- Title screen
- Original title: اب تم جا سکتے ہو
- Screenplay by: Mansoor Mani
- Story by: Khadija Mastoor
- Directed by: Mehreen Jabbar
- Starring: Khalida Riyasat; Sania Saeed; Humayun Saeed;
- Theme music composer: Farrukh Abid
- Country of origin: Pakistan
- Original language: Urdu

Production
- Producer: Mehreen Jabbar
- Cinematography: Nameer Malik
- Editor: Pervaiz Piyar Ali
- Production company: Tasveer Productions

Original release
- Network: Pakistan Television Corporation
- Release: 1996

= Ab Tum Ja Saktey Ho =

Ab Tum Ja Saktey Ho (lit. "You can go now!") is a Pakistani telefilm directed by Mehreen Jabbar and aired on Pakistan Television. It is based on a short story by Khadija Mastoor. It starred Khalida Riyasat, Sania Saeed and Humayun Saeed. The telefilm was released in 1996 and first broadcast on Pakistan Television Corporation.

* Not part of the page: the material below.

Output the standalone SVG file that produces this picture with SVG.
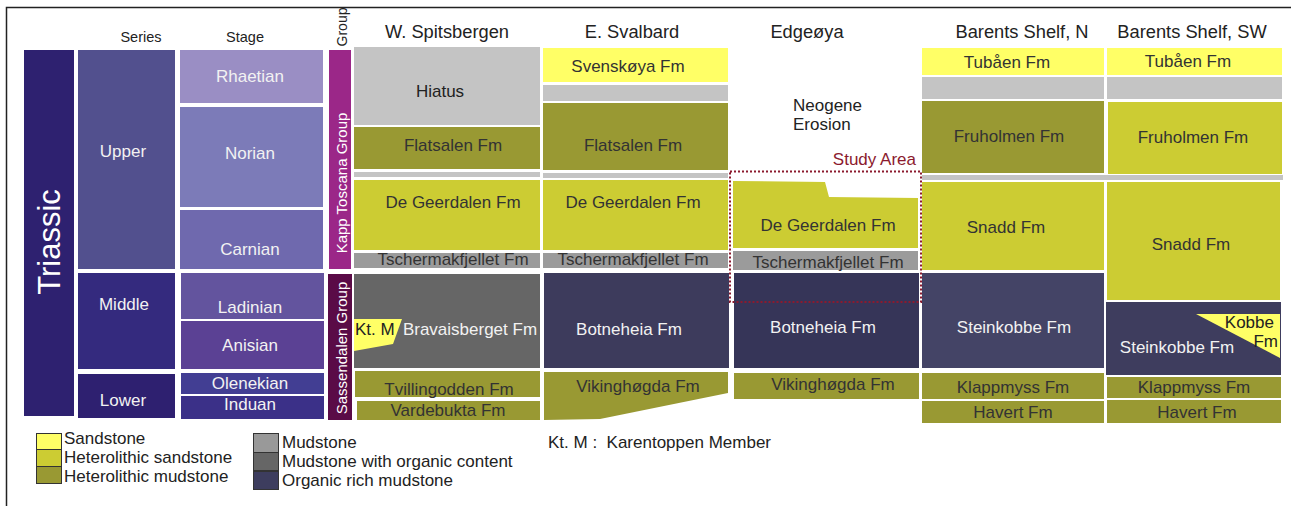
<svg xmlns="http://www.w3.org/2000/svg" width="1291" height="506" viewBox="0 0 1291 506">
<style>
text{font-family:"Liberation Sans",Arial,sans-serif;}
.hd{font-size:18.3px;fill:#222;text-anchor:middle;}
.sm{font-size:14.5px;fill:#222;text-anchor:middle;}
.w{font-size:17px;fill:#f2f2f2;text-anchor:middle;}
.d{font-size:17px;fill:#333;text-anchor:middle;}
.lg{font-size:17px;fill:#222;}
.ys{fill:#ffff66;}
.hs{fill:#cccc33;}
.hm{fill:#999933;}
.lgr{fill:#c4c4c4;}
.mg{fill:#9b9b9b;}
.dg{fill:#666666;}
.sw{stroke:#333;stroke-width:1;}
</style>
<rect x="0" y="0" width="1291" height="506" fill="#fff"/>
<path d="M6.5,506 V7.5 H1291" fill="none" stroke="#222" stroke-width="1.5"/>

<g id="headers">
<text class="sm" x="141" y="42">Series</text>
<text class="sm" x="245" y="42">Stage</text>
<text class="sm" transform="translate(347,27) rotate(-90)" x="0" y="0" style="font-size:14px">Group</text>
<text class="hd" x="447" y="38">W. Spitsbergen</text>
<text class="hd" x="632" y="38">E. Svalbard</text>
<text class="hd" x="807" y="38">Edgeøya</text>
<text class="hd" x="1022" y="38">Barents Shelf, N</text>
<text class="hd" x="1192" y="38">Barents Shelf, SW</text>
</g>

<g id="triassic"><rect x="24" y="50" width="50" height="366" fill="#2e2170"/>
<text transform="translate(60,242) rotate(-90)" x="0" y="0" style="font-size:31px;fill:#fff;text-anchor:middle">Triassic</text></g>

<g id="series-upper"><rect x="78" y="50" width="97" height="219" fill="#52508e"/><text class="w" x="123" y="157">Upper</text></g>
<g id="series-middle"><rect x="78" y="273" width="97" height="96" fill="#342a7e"/><text class="w" x="124" y="310">Middle</text></g>
<g id="series-lower"><rect x="78" y="374" width="97" height="44" fill="#2e2070"/><text class="w" x="123" y="406">Lower</text></g>

<g id="stage-rhaetian"><rect x="180" y="50" width="143" height="53" fill="#9a8ec4"/><text class="w" x="250" y="82">Rhaetian</text></g>
<g id="stage-norian"><rect x="180" y="107" width="143" height="100" fill="#7c7bb8"/><text class="w" x="250" y="159">Norian</text></g>
<g id="stage-carnian"><rect x="180" y="210" width="143" height="59" fill="#6f69ae"/><text class="w" x="250" y="255">Carnian</text></g>
<g id="stage-ladinian"><rect x="181" y="273" width="143" height="46" fill="#63549e"/><text class="w" x="250" y="313">Ladinian</text></g>
<g id="stage-anisian"><rect x="181" y="321" width="143" height="48" fill="#5b4194"/><text class="w" x="250" y="351">Anisian</text></g>
<g id="stage-olenekian"><rect x="181" y="373" width="143" height="21" fill="#423e93"/><text class="w" x="250" y="389">Olenekian</text></g>
<g id="stage-induan"><rect x="181" y="396" width="143" height="23" fill="#3b3088"/><text class="w" x="250" y="410">Induan</text></g>

<g id="group-kapp"><rect x="329" y="50" width="22" height="219" fill="#9b2788"/>
<text transform="translate(347,183) rotate(-90)" x="0" y="0" style="font-size:15px;fill:#fff;text-anchor:middle">Kapp Toscana Group</text></g>
<g id="group-sassendalen"><rect x="328" y="274" width="24" height="146" fill="#5a0b47"/>
<text transform="translate(347,348) rotate(-90)" x="0" y="0" style="font-size:15px;fill:#fff;text-anchor:middle">Sassendalen Group</text></g>

<g id="w-spitsbergen">
<g id="ws-hiatus"><rect class="lgr" x="354" y="47" width="186" height="78"/><text class="d" x="440" y="97" style="fill:#222">Hiatus</text></g>
<g id="ws-flatsalen"><rect class="hm" x="354" y="127" width="186" height="42"/><text class="d" x="453" y="151">Flatsalen Fm</text></g>
<rect class="lgr" x="354" y="172" width="186" height="5"/>
<g id="ws-degeerdalen"><rect class="hs" x="354" y="180" width="186" height="70"/><text class="d" x="453" y="208">De Geerdalen Fm</text></g>
<g id="ws-tscherm"><rect class="mg" x="354" y="253" width="186" height="15"/><text class="d" x="453" y="265">Tschermakfjellet Fm</text></g>
<g id="ws-bravais"><rect class="dg" x="354" y="274" width="186" height="94"/><text class="w" x="470" y="335">Bravaisberget Fm</text></g>
<g id="ws-ktm"><polygon class="ys" points="354,319 402,319 393,344 354,351"/><text class="d" x="355" y="335" style="text-anchor:start;fill:#222">Kt. M</text></g>
<g id="ws-tvilling"><rect class="hm" x="355" y="371" width="185" height="26"/><text class="d" x="449" y="395">Tvillingodden Fm</text></g>
<g id="ws-vardebukta"><rect class="hm" x="357" y="401" width="183" height="19"/><text class="d" x="448" y="416">Vardebukta Fm</text></g>
</g>

<g id="e-svalbard">
<g id="es-svenskoya"><rect class="ys" x="543" y="48" width="185" height="34"/><text class="d" x="628" y="72">Svenskøya Fm</text></g>
<rect class="lgr" x="543" y="85" width="185" height="16"/>
<g id="es-flatsalen"><rect class="hm" x="543" y="103" width="185" height="67"/><text class="d" x="633" y="151">Flatsalen Fm</text></g>
<rect class="lgr" x="543" y="173" width="185" height="5"/>
<g id="es-degeerdalen"><rect class="hs" x="543" y="180" width="185" height="70"/><text class="d" x="633" y="208">De Geerdalen Fm</text></g>
<g id="es-tscherm"><rect class="mg" x="543" y="253" width="185" height="15"/><text class="d" x="633" y="265">Tschermakfjellet Fm</text></g>
<g id="es-botneheia"><rect x="544" y="273" width="185" height="95" fill="#3d3b5c"/><text class="w" x="629" y="335">Botneheia Fm</text></g>
<g id="es-viking"><polygon class="hm" points="544,372 728,372 728,393 600,419 544,420"/><text class="d" x="638" y="392">Vikinghøgda Fm</text></g>
</g>

<g id="edgeoya">
<g id="eg-erosion"><text class="d" x="793" y="111" style="text-anchor:start;fill:#222">Neogene</text><text class="d" x="793" y="130" style="text-anchor:start;fill:#222">Erosion</text></g>
<g id="eg-degeerdalen"><polygon class="hs" points="733,181 825,182 829,197 918,198 918,248 733,248"/><text class="d" x="828" y="231">De Geerdalen Fm</text></g>
<g id="eg-tscherm"><rect class="mg" x="733" y="251" width="185" height="19"/><text class="d" x="828" y="268">Tschermakfjellet Fm</text></g>
<g id="eg-botneheia"><rect x="734" y="273" width="185" height="95" fill="#363558"/><text class="w" x="823" y="333">Botneheia Fm</text></g>
<g id="eg-viking"><rect class="hm" x="734" y="373" width="185" height="26"/><text class="d" x="833" y="390">Vikinghøgda Fm</text></g>
<g id="study-area"><rect x="730" y="171.5" width="191" height="130.5" fill="none" stroke="#8b1a2e" stroke-width="2" stroke-dasharray="2,2"/>
<text x="916" y="165" style="font-size:17px;fill:#8b1a2e;text-anchor:end">Study Area</text></g>
</g>

<g id="barents-n">
<g id="bn-tubaen"><rect class="ys" x="922" y="48" width="182" height="27"/><text class="d" x="1007" y="68">Tubåen Fm</text></g>
<rect class="lgr" x="922" y="77" width="182" height="22"/>
<g id="bn-fruholmen"><rect class="hm" x="922" y="101" width="182" height="72"/><text class="d" x="1009" y="142">Fruholmen Fm</text></g>
<rect class="lgr" x="922" y="175" width="361" height="5"/>
<g id="bn-snadd"><rect class="hs" x="922" y="182" width="182" height="88"/><text class="d" x="1006" y="233">Snadd Fm</text></g>
<g id="bn-steinkobbe"><rect x="922" y="273" width="182" height="95" fill="#444466"/><text class="w" x="1014" y="333">Steinkobbe Fm</text></g>
<g id="bn-klappmyss"><rect class="hm" x="922" y="373" width="182" height="26"/><text class="d" x="1013" y="393">Klappmyss Fm</text></g>
<g id="bn-havert"><rect class="hm" x="922" y="401" width="182" height="22"/><text class="d" x="1013" y="418">Havert Fm</text></g>
</g>

<g id="barents-sw">
<g id="bs-tubaen"><rect class="ys" x="1107" y="48" width="175" height="27"/><text class="d" x="1188" y="67">Tubåen Fm</text></g>
<rect class="lgr" x="1107" y="77" width="175" height="22"/>
<g id="bs-fruholmen"><rect class="hs" x="1108" y="102" width="174" height="72"/><text class="d" x="1193" y="143">Fruholmen Fm</text></g>
<g id="bs-snadd"><rect class="hs" x="1107" y="182" width="173" height="118"/><text class="d" x="1191" y="250">Snadd Fm</text></g>
<g id="bs-steinkobbe"><rect x="1106" y="302" width="175" height="73" fill="#3e3d5e"/><text class="w" x="1177" y="353">Steinkobbe Fm</text></g>
<g id="bs-kobbe"><polygon class="ys" points="1196,314 1280,314 1280,358"/><text class="d" x="1274" y="328" style="text-anchor:end;fill:#222">Kobbe</text><text class="d" x="1278" y="347" style="text-anchor:end;fill:#222">Fm</text></g>
<g id="bs-klappmyss"><rect class="hm" x="1107" y="377" width="174" height="21"/><text class="d" x="1194" y="393">Klappmyss Fm</text></g>
<g id="bs-havert"><rect class="hm" x="1107" y="400" width="174" height="23"/><text class="d" x="1197" y="418">Havert Fm</text></g>
</g>

<g id="legend">
<rect class="ys sw" x="36.5" y="433.5" width="25" height="16"/>
<rect class="hs sw" x="36.5" y="449.5" width="25" height="17"/>
<rect class="hm sw" x="36.5" y="466.5" width="25" height="17"/>
<text class="lg" x="64" y="444">Sandstone</text>
<text class="lg" x="64" y="463">Heterolithic sandstone</text>
<text class="lg" x="64" y="482">Heterolithic mudstone</text>
<rect class="sw" x="253.5" y="433.5" width="25" height="19" fill="#999999"/>
<rect class="sw" x="253.5" y="452.5" width="25" height="18" fill="#666666"/>
<rect class="sw" x="253.5" y="471.5" width="25" height="18" fill="#3d3d5e"/>
<text class="lg" x="282" y="448">Mudstone</text>
<text class="lg" x="282" y="467">Mudstone with organic content</text>
<text class="lg" x="282" y="486">Organic rich mudstone</text>
<text class="lg" x="548" y="448">Kt. M :&#160; Karentoppen Member</text>
</g>
</svg>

The telefilm is among the earliest directorial works of Jabbar.

== Plot ==

Aliya is an unmarried school teacher who lives with her niece Raheela. Aliya is used to interfering in every aspect of Raheela's life, which makes the young girl feel trapped. But Raheela does not dare to raise her voice against her aunt. Things change completely for both women when a relative, Shaukat, comes to live with them.

== Cast==

- Khalida Riyasat as Aliya
- Sania Saeed as Raheela
- Humayun Saeed as Shuakat

== Reception ==

One review praised the telefilm for its theme of obsession with marriage, and called it "another feel-good telefilm by Jabbar".